TASK BRIEF: Using the material below, print a verbatim copy of every line from the one containing "Write the Plotly code for this chart." through the one containing "bleu_mm = [100, 100]", inclusive, and omit the pictures.

DATA ROWS:
***

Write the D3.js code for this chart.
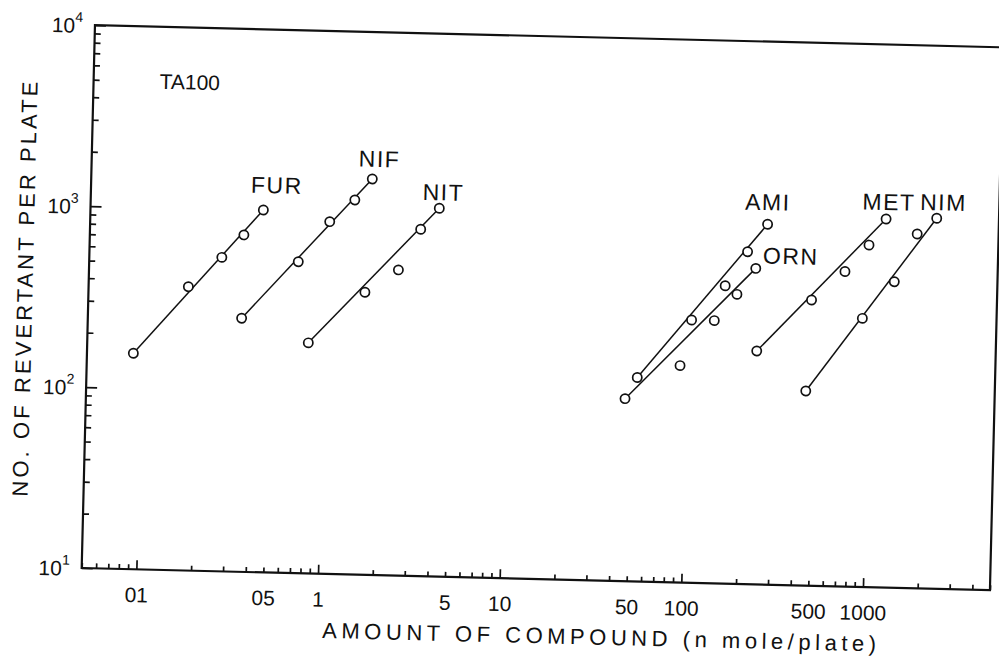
<!DOCTYPE html>
<html>
<head>
<meta charset="utf-8">
<script src="https://cdn.jsdelivr.net/npm/d3@7"></script>
<style>
  html, body { margin: 0; padding: 0; background: #fff; }
  svg { display: block; }
  text { font-family: "Liberation Sans", Arial, sans-serif; fill: #111; }
</style>
</head>
<body>
<svg id="chart" width="999" height="657"></svg>
<script>
// ---- data ----
const seriesNames = ["FUR", "NIF", "NIT", "AMI", "ORN", "MET", "NIM"];

const furDose = [0.090, 0.177, 0.268, 0.352, 0.447];
const furRevertants = [156, 370, 543, 727, 1004];

const nifDose = [0.351, 0.707, 1.04, 1.42, 1.76];
const nifRevertants = [252, 526, 884, 1174, 1542];

const nitDose = [0.823, 1.66, 2.52, 3.30, 4.15];
const nitRevertants = [188, 364, 489, 825, 1084];

const amiDose = [53.7, 105, 159, 209, 267];
const amiRevertants = [134, 283, 442, 687, 980];

const ornDose = [46.3, 92, 140, 185, 233];
const ornRevertants = [102, 158, 283, 398, 557];

const metDose = [242, 477, 722, 971, 1196];
const metRevertants = [195, 379, 550, 776, 1087];

const nimDose = [456, 913, 1353, 1782, 2271];
const nimRevertants = [119, 305, 491, 907, 1114];

const xDomain = [0.05, 5000];
const yDomain = [10, 10000];
const xLabelTicks = [0.1, 0.5, 1, 5, 10, 50, 100, 500, 1000];
const xTickLabels = ["01", "05", "1", "5", "10", "50", "100", "500", "1000"];
const yLabelTicks = [10, 100, 1000, 10000];
const yTickExponents = ["1", "2", "3", "4"];
const strainLabel = "TA100";
const xTitle = "AMOUNT OF COMPOUND (n mole/plate)";
const yTitle = "NO. OF REVERTANT PER PLATE";

// ---- layout ----
const originX = 81.7, originY = 568, tilt = 1.4;
const plotW = 908.5, plotH = 543;

const svg = d3.select("#chart");
svg.append("rect").attr("width", 999).attr("height", 657).attr("fill", "#fff");

const g = svg.append("g")
  .attr("transform", `translate(${originX},${originY}) rotate(${tilt})`);

const x = d3.scaleLog().domain(xDomain).range([0, plotW]);
const y = d3.scaleLog().domain(yDomain).range([0, -plotH]);

// minor / major tick values built from scale domains
function logTicks(domain) {
  const out = [];
  const lo = Math.floor(Math.log10(domain[0])), hi = Math.ceil(Math.log10(domain[1]));
  for (let e = lo; e <= hi; e++) {
    for (let m = 1; m <= 9; m++) {
      const v = m * Math.pow(10, e);
      if (v >= domain[0] * 0.999 && v <= domain[1] * 1.001) out.push(v);
    }
  }
  return out;
}
const isDecade = v => Math.abs(Math.log10(v) - Math.round(Math.log10(v))) < 1e-6;
const xMinor = logTicks(xDomain).filter(v => !isDecade(v));
const xMajor = logTicks(xDomain).filter(isDecade);
const yMinor = logTicks(yDomain).filter(v => !isDecade(v));
const yMajor = logTicks(yDomain).filter(isDecade);

// frame
g.append("rect")
  .attr("x", 0).attr("y", -plotH).attr("width", plotW).attr("height", plotH)
  .attr("fill", "none").attr("stroke", "#111").attr("stroke-width", 2.2);

function styleAxis(sel) {
  sel.select(".domain").remove();
  sel.selectAll(".tick line").attr("stroke", "#111").attr("stroke-width", 1.7);
}

// x axis ticks (inward)
g.append("g").call(d3.axisBottom(x).tickValues(xMinor).tickSize(-5).tickSizeOuter(0).tickFormat(""))
  .call(styleAxis);
g.append("g").call(d3.axisBottom(x).tickValues(xMajor).tickSize(-9).tickSizeOuter(0).tickFormat(""))
  .call(styleAxis);
// x labels
g.append("g").call(d3.axisBottom(x).tickValues(xLabelTicks).tickSize(0).tickPadding(18)
    .tickFormat((d, i) => xTickLabels[i]))
  .call(sel => {
    sel.select(".domain").remove();
    sel.selectAll("text").attr("font-size", 21).attr("font-family", "Liberation Sans, Arial, sans-serif").attr("fill", "#111");
  });

// y axis ticks (inward)
g.append("g").call(d3.axisLeft(y).tickValues(yMinor).tickSize(-6).tickSizeOuter(0).tickFormat(""))
  .call(styleAxis);
g.append("g").call(d3.axisLeft(y).tickValues(yMajor).tickSize(-11).tickSizeOuter(0).tickFormat(""))
  .call(styleAxis);
// y labels 10^n
const yl = g.append("g").selectAll("text").data(yLabelTicks).join("text")
  .attr("x", -12).attr("y", d => y(d) + 8)
  .attr("text-anchor", "end").attr("font-size", 21);
yl.append("tspan").text("10");
yl.append("tspan").attr("dy", -11).attr("font-size", 14).text((d, i) => yTickExponents[i]);

// axis titles
g.append("text")
  .attr("x", x(xDomain[0]) + 242).attr("y", 64)
  .attr("font-size", 22)
  .attr("textLength", 554).attr("lengthAdjust", "spacing")
  .text(xTitle);

g.append("text")
  .attr("transform", `translate(-56,${-plotH / 2 - 6}) rotate(-90)`)
  .attr("text-anchor", "middle")
  .attr("font-size", 22)
  .attr("textLength", 415).attr("lengthAdjust", "spacing")
  .text(yTitle);

// strain label
g.append("text").attr("x", 66).attr("y", -481).attr("font-size", 21).text(strainLabel);

// series
const seriesDose = [furDose, nifDose, nitDose, amiDose, ornDose, metDose, nimDose];
const seriesRev = [furRevertants, nifRevertants, nitRevertants, amiRevertants, ornRevertants, metRevertants, nimRevertants];
const labelOffset = {FUR: [-13, -17], NIF: [-14, -12], NIT: [-17, -8], AMI: [-23, -14], ORN: [7, -5], MET: [-24, -9], NIM: [-17, -8]};

const line = d3.line().x(d => x(d[0])).y(d => y(d[1]));

seriesNames.forEach((name, s) => {
  const pts = seriesDose[s].map((v, i) => [v, seriesRev[s][i]]);
  const ends = [pts[0], pts[pts.length - 1]];
  g.append("path").datum(ends).attr("d", line)
    .attr("fill", "none").attr("stroke", "#111").attr("stroke-width", 1.5);
});

seriesNames.forEach((name, s) => {
  const pts = seriesDose[s].map((v, i) => [v, seriesRev[s][i]]);
  g.append("g").selectAll("circle").data(pts).join("circle")
    .attr("cx", d => x(d[0])).attr("cy", d => y(d[1])).attr("r", 4.6)
    .attr("fill", "#fff").attr("stroke", "#111").attr("stroke-width", 1.7);
  const last = pts[pts.length - 1];
  g.append("text")
    .attr("x", x(last[0]) + labelOffset[name][0])
    .attr("y", y(last[1]) + labelOffset[name][1])
    .attr("font-size", 23).attr("letter-spacing", 1.5)
    .text(name);
});
</script>
</body>
</html>
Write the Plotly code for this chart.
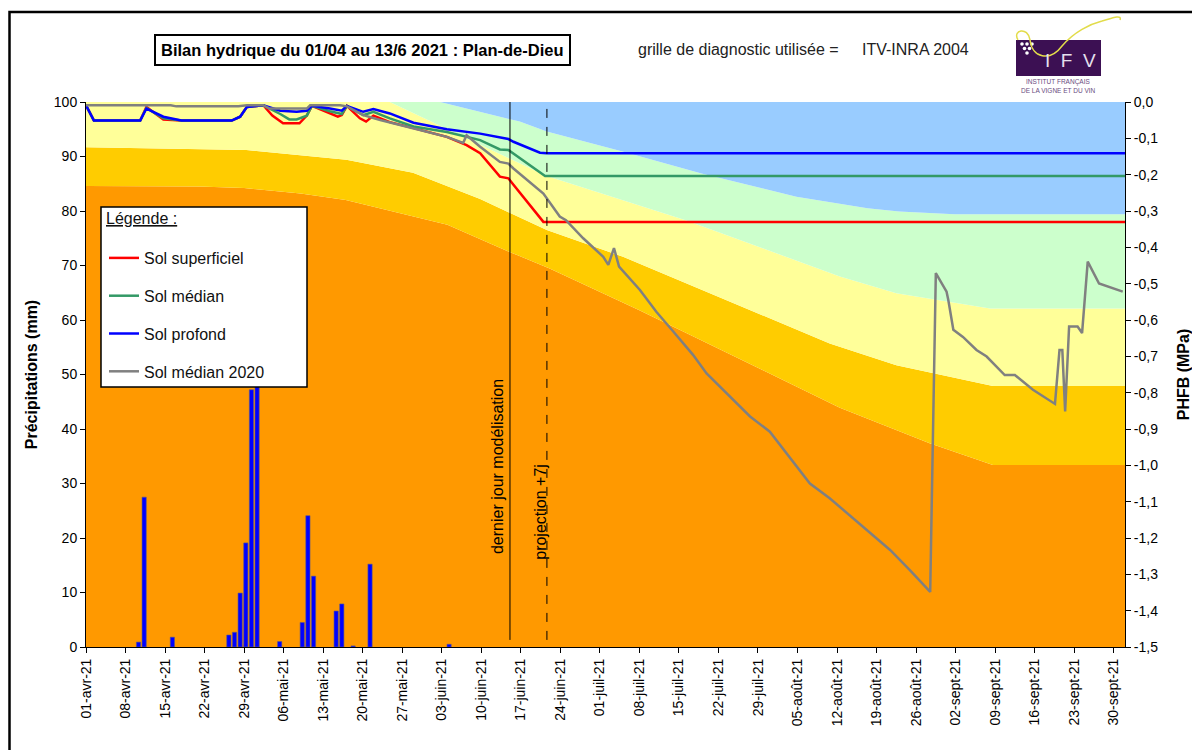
import pandas as pd
import plotly.graph_objects as go

FONT = "Arial, Liberation Sans, sans-serif"
DEBUT = pd.Timestamp("2021-04-01")
JOUR_MS = 86400000

# précipitations journalières (mm)
pluie_dates = ["2021-04-10", "2021-04-11", "2021-04-16", "2021-04-26", "2021-04-27",
               "2021-04-28", "2021-04-29", "2021-04-30", "2021-05-01", "2021-05-05",
               "2021-05-09", "2021-05-10", "2021-05-11", "2021-05-15", "2021-05-16",
               "2021-05-18", "2021-05-21", "2021-06-04"]
pluie_mm = [0.9, 27.5, 1.8, 2.2, 2.7, 9.9, 19.1, 47.2, 52.0, 1.0,
            4.5, 24.1, 13.0, 6.6, 7.9, 0.2, 15.2, 0.5]

# limites des classes de contrainte (jours depuis le 01/04, mm)
orange_j = [0, 20, 28, 38, 46, 52, 64, 75, 82, 98, 116, 133.5, 149.4, 160.6, 184]
orange_mm = [84.6, 84.5, 84.2, 83.2, 82.0, 80.5, 77.5, 72.5, 69.5, 61.8, 52.7, 43.9, 37.4, 33.4, 33.4]
or_j = [0, 28.4, 46.1, 57.9, 69.8, 81.6, 95.1, 113.3, 131.7, 143.5, 160.6, 184]
or_mm = [91.7, 91.2, 89.4, 87.0, 82.2, 76.5, 71.6, 63.7, 55.7, 51.7, 47.9, 47.9]
jaune_j = [0, 53.8, 81.6, 106.2, 133.5, 143.5, 160.1, 184]
jaune_mm = [100, 100, 86.4, 78.3, 68.0, 64.9, 62.1, 62.1]
vert_j = [0, 62.7, 76.8, 81.6, 95.0, 109.0, 125.8, 138.4, 144.0, 153.8, 184]
vert_mm = [100, 100, 96.4, 94.6, 90.9, 86.9, 82.6, 80.5, 79.9, 79.4, 79.4]
bleu_j = [0, 184]
bleu_mm = [100, 100]

# bilans hydriques (jours depuis le 01/04, mm)
superficiel_j = [0, 1.4, 9.6, 10.7, 13.7, 16.9, 25.8, 27.3, 28.5, 31.4, 33.0, 34.9, 37.8, 39.1,
                 40.0, 43.2, 44.6, 45.3, 46.2, 48.5, 49.6, 50.9, 53.8, 58.0, 63.9, 67.4, 69.8,
                 73.3, 74.8, 75.7, 81.0, 184]
superficiel_mm = [99.4, 96.6, 96.6, 99.1, 96.8, 96.6, 96.6, 97.3, 99.1, 99.4, 97.5, 96.1, 96.1, 97.5,
                  99.3, 98.0, 97.3, 97.6, 99.3, 97.0, 96.4, 97.5, 96.3, 95.2, 93.6, 92.1, 90.6,
                  86.3, 86.0, 84.8, 78.0, 78.0]
median_j = [0, 1.4, 9.6, 10.7, 13.7, 16.9, 25.8, 27.3, 28.5, 31.4, 34.4, 36.0, 37.3, 39.1,
            40.0, 43.2, 45.3, 46.2, 49.1, 50.9, 53.8, 58.0, 63.9, 69.8, 73.3, 74.8, 81.3, 184]
median_mm = [99.4, 96.6, 96.6, 98.9, 97.0, 96.6, 96.6, 97.3, 99.1, 99.4, 97.8, 96.8, 96.8, 97.5,
             99.3, 98.3, 97.8, 99.3, 97.6, 98.2, 97.0, 95.5, 94.5, 93.0, 91.3, 91.2, 86.4, 86.4]
profond_j = [0, 1.4, 9.6, 10.7, 13.7, 16.9, 25.8, 27.3, 28.5, 31.4, 34.4, 37.3, 39.1, 40.0,
             43.2, 45.3, 46.2, 49.1, 50.9, 53.8, 58.0, 63.9, 69.8, 74.8, 75.7, 80.4, 81.6, 184]
profond_mm = [99.4, 96.6, 96.6, 98.8, 97.3, 96.6, 96.6, 97.3, 99.1, 99.4, 98.4, 98.2, 98.4, 99.3,
              98.8, 98.4, 99.3, 98.2, 98.7, 97.9, 96.2, 95.0, 94.2, 93.2, 92.7, 90.7, 90.6, 90.6]
median2020_j = [0, 15, 16, 27, 28.5, 31.4, 32.5, 39.1, 39.7, 45, 46.2, 49.1, 52.1, 58, 63.9,
                66.8, 67.4, 69.8, 73.3, 74.8, 75.7, 81.0, 83.9, 85.0, 88.05, 91.6, 92.5, 93.5,
                94.4, 98.1, 101.0, 104.0, 107.5, 109.9, 113.4, 117.6, 121.1, 124.6, 128.2,
                131.7, 137.6, 142.4, 145.9, 149.5, 150.5, 152.4, 152.7, 153.6, 155.3, 157.7,
                159.5, 162.7, 164.5, 167.7, 171.6, 172.4, 172.9, 173.4, 174.1, 175.6, 176.4,
                177.4, 179.4, 183.6]
median2020_mm = [99.4, 99.4, 99.2, 99.2, 99.4, 99.4, 98.8, 98.8, 99.4, 99.4, 99.2, 97.6, 96.7,
                 95.2, 93.6, 92.5, 93.9, 91.8, 89.0, 88.7, 87.8, 83.2, 79.0, 78.3, 75.0, 71.6,
                 70.1, 73.2, 69.8, 65.5, 61.5, 57.9, 53.6, 50.2, 46.6, 42.3, 39.5, 34.9, 30.0,
                 27.3, 22.1, 17.8, 14.1, 10.1, 68.6, 65.2, 63.7, 58.2, 56.9, 54.5, 53.3, 49.9,
                 49.9, 47.2, 44.6, 54.5, 54.5, 43.2, 58.8, 58.8, 57.6, 70.7, 66.7, 65.2]

dernier_jour = pd.Timestamp("2021-06-15 02:00")
projection = pd.Timestamp("2021-06-21 15:00")

phfb_vals = [0.0, -0.1, -0.2, -0.3, -0.4, -0.5, -0.6, -0.7, -0.8, -0.9, -1.0, -1.1, -1.2, -1.3, -1.4, -1.5]
phfb_text = ["0,0", "-0,1", "-0,2", "-0,3", "-0,4", "-0,5", "-0,6", "-0,7", "-0,8", "-0,9",
             "-1,0", "-1,1", "-1,2", "-1,3", "-1,4", "-1,5"]
mois = {4: "avr", 5: "mai", 6: "juin", 7: "juil", 8: "août", 9: "sept"}


def jours(j):
    return DEBUT + pd.to_timedelta(j, unit="D")


# pixel de la fenêtre -> coordonnées papier (zone de tracé 86..1125 x 102..647)
def px_x(p):
    return (p - 86) / 1039


def px_y(p):
    return (647 - p) / 545


def texte(x, y, txt, taille, **kw):
    kw.setdefault("xanchor", "center")
    fig.add_annotation(x=px_x(x), y=px_y(y), xref="paper", yref="paper", showarrow=False,
                       yanchor="middle", text=txt, font=dict(size=taille, color=kw.pop("color", "black")),
                       **kw)


fig = go.Figure()

bandes = [
    (orange_j, orange_mm, "#FF9900", "tozeroy"),
    (or_j, or_mm, "#FFCC00", "tonexty"),
    (jaune_j, jaune_mm, "#FFFF99", "tonexty"),
    (vert_j, vert_mm, "#CCFFCC", "tonexty"),
    (bleu_j, bleu_mm, "#99CCFF", "tonexty"),
]
for j, mm, couleur, remplissage in bandes:
    fig.add_trace(go.Scatter(
        x=jours(j), y=mm, mode="lines", line=dict(width=0, color=couleur),
        fill=remplissage, fillcolor=couleur, showlegend=False, hoverinfo="skip",
    ))

fig.add_trace(go.Bar(
    x=pd.to_datetime(pluie_dates), y=pluie_mm, yaxis="y3",
    marker=dict(color="#0000FF", line=dict(color="#5a5a8a", width=0.6)),
    width=0.75 * JOUR_MS, offset=-0.075 * JOUR_MS, showlegend=False,
))

series = [
    ("Sol superficiel", superficiel_j, superficiel_mm, "#FF0000"),
    ("Sol médian", median_j, median_mm, "#339966"),
    ("Sol profond", profond_j, profond_mm, "#0000FF"),
    ("Sol médian 2020", median2020_j, median2020_mm, "#808080"),
]
for nom, j, mm, couleur in series:
    fig.add_trace(go.Scatter(
        x=jours(j), y=mm, yaxis="y3", mode="lines", name=nom, legendgroup=nom,
        line=dict(color=couleur, width=2.5),
    ))

fig.add_trace(go.Scatter(x=[DEBUT], y=[None], yaxis="y2", showlegend=False, hoverinfo="skip"))

# lignes verticales
fig.add_shape(type="line", xref="x", yref="y", x0=dernier_jour, x1=dernier_jour, y0=1.3, y1=100,
              line=dict(color="black", width=1))
fig.add_shape(type="line", xref="x", yref="y", x0=projection, x1=projection, y0=1.3, y1=100,
              line=dict(color="black", width=1, dash="dash"))
fig.add_annotation(x=dernier_jour, y=33.2, xref="x", yref="y", text="dernier jour modélisation",
                   textangle=-90, showarrow=False, xshift=-13, font=dict(size=16))
fig.add_annotation(x=projection, y=24.8, xref="x", yref="y", text="projection +7j",
                   textangle=-90, showarrow=False, xshift=-6, font=dict(size=16))

# cadre de la légende
fig.add_shape(type="rect", xref="paper", yref="paper", x0=px_x(101), x1=px_x(307), y0=px_y(387),
              y1=px_y(207), fillcolor="white", line=dict(color="black", width=1.5), layer="above")
texte(104, 219, "<span style='text-decoration:underline'>Légende :</span>", 16, xanchor="left",
      color="#111")

# cadre général (la page commence à 8 px)
fig.add_shape(type="rect", xref="paper", yref="paper", x0=px_x(9.5), x1=px_x(1215), y0=px_y(765),
              y1=px_y(12), line=dict(color="black", width=2.5))

# titre
texte(362.5, 49.5, "<b>Bilan hydrique du 01/04 au 13/6 2021 : Plan-de-Dieu</b>", 16.5,
      bgcolor="white", bordercolor="black", borderwidth=2, borderpad=5)
texte(636, 49, "grille de diagnostic utilisée =", 16, xanchor="left", color="#222")
texte(860, 49, "ITV-INRA 2004", 16, xanchor="left", color="#222")

# logo IFV
fig.add_shape(type="rect", xref="paper", yref="paper", x0=px_x(1016), x1=px_x(1101), y0=px_y(76),
              y1=px_y(40), fillcolor="#3C1053", line=dict(width=0))
for cx, cy in [(1022, 44), (1027, 44), (1032, 44), (1024.5, 48.5), (1029.5, 48.5), (1027, 53)]:
    fig.add_shape(type="circle", xref="paper", yref="paper", x0=px_x(cx - 1.8), x1=px_x(cx + 1.8),
                  y0=px_y(cy + 1.8), y1=px_y(cy - 1.8), fillcolor="white", line=dict(width=0))
trace_logo = [(1018, 40), (1012, 30), (1028, 26), (1030, 40), (1032, 58), (1050, 62), (1062, 46),
              (1074, 32), (1090, 24), (1102, 21), (1112, 18), (1122, 14), (1120, 20)]
chemin = "M {:.4f},{:.4f}".format(px_x(trace_logo[0][0]), px_y(trace_logo[0][1]))
for i in range(1, len(trace_logo), 3):
    chemin += " C " + " ".join("{:.4f},{:.4f}".format(px_x(a), px_y(b)) for a, b in trace_logo[i:i + 3])
fig.add_shape(type="path", xref="paper", yref="paper", path=chemin,
              line=dict(color="#E2DC4A", width=1.5))
texte(1070, 60, "I  F  V", 19, color="#E6E0EE")
texte(1058, 82, "INSTITUT FRANÇAIS", 6.5, color="#6A4C80")
texte(1058, 90, "DE LA VIGNE ET DU VIN", 6.5, color="#6A4C80")

tick_dates = pd.date_range("2021-04-01", "2021-09-30", freq="7D")
tick_text = ["{:02d}-{}-21".format(d.day, mois[d.month]) for d in tick_dates]

axe = dict(ticks="outside", ticklen=5, tickcolor="black", showline=True, linecolor="black",
           linewidth=1, showgrid=False, zeroline=False, tickfont=dict(size=14))

# la page ajoute 8 px de marge : la zone de tracé tombe à 86..1125 x 102..647 dans la fenêtre
fig.update_layout(
    width=1200, height=750, margin=dict(l=78, r=83, t=94, b=111),
    paper_bgcolor="white", plot_bgcolor="white",
    font=dict(family=FONT, size=14, color="black"),
    barmode="overlay",
    xaxis=dict(type="date", range=[DEBUT, jours(184)], tickvals=tick_dates, ticktext=tick_text,
               tickangle=-90, **axe),
    yaxis=dict(range=[0, 100], dtick=10,
               title=dict(text="<b>Précipitations (mm)</b>", font=dict(size=16), standoff=12), **axe),
    yaxis2=dict(overlaying="y", side="right", range=[-1.5, 0], tickvals=phfb_vals, ticktext=phfb_text,
                title=dict(text="<b>PHFB (MPa)</b>", font=dict(size=16), standoff=20), **axe),
    yaxis3=dict(overlaying="y", range=[0, 100], visible=False),
    legend=dict(x=px_x(104), y=px_y(241), xanchor="left", yanchor="top", bgcolor="rgba(0,0,0,0)",
                borderwidth=0, font=dict(size=16, color="#111"), tracegroupgap=14),
)

fig.write_html("out.html")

***

FINAL RESULT:
Write the Plotly code for this chart.
import pandas as pd
import plotly.graph_objects as go

FONT = "Arial, Liberation Sans, sans-serif"
DEBUT = pd.Timestamp("2021-04-01")
JOUR_MS = 86400000

# précipitations journalières (mm)
pluie_dates = ["2021-04-10", "2021-04-11", "2021-04-16", "2021-04-26", "2021-04-27",
               "2021-04-28", "2021-04-29", "2021-04-30", "2021-05-01", "2021-05-05",
               "2021-05-09", "2021-05-10", "2021-05-11", "2021-05-15", "2021-05-16",
               "2021-05-18", "2021-05-21", "2021-06-04"]
pluie_mm = [0.9, 27.5, 1.8, 2.2, 2.7, 9.9, 19.1, 47.2, 52.0, 1.0,
            4.5, 24.1, 13.0, 6.6, 7.9, 0.2, 15.2, 0.5]

# limites des classes de contrainte (jours depuis le 01/04, mm)
orange_j = [0, 20, 28, 38, 46, 52, 64, 75, 82, 98, 116, 133.5, 149.4, 160.6, 184]
orange_mm = [84.6, 84.5, 84.2, 83.2, 82.0, 80.5, 77.5, 72.5, 69.5, 61.8, 52.7, 43.9, 37.4, 33.4, 33.4]
or_j = [0, 28.4, 46.1, 57.9, 69.8, 81.6, 95.1, 113.3, 131.7, 143.5, 160.6, 184]
or_mm = [91.7, 91.2, 89.4, 87.0, 82.2, 76.5, 71.6, 63.7, 55.7, 51.7, 47.9, 47.9]
jaune_j = [0, 53.8, 81.6, 106.2, 133.5, 143.5, 160.1, 184]
jaune_mm = [100, 100, 86.4, 78.3, 68.0, 64.9, 62.1, 62.1]
vert_j = [0, 62.7, 76.8, 81.6, 95.0, 109.0, 125.8, 138.4, 144.0, 153.8, 184]
vert_mm = [100, 100, 96.4, 94.6, 90.9, 86.9, 82.6, 80.5, 79.9, 79.4, 79.4]
bleu_j = [0, 184]
bleu_mm = [100, 100]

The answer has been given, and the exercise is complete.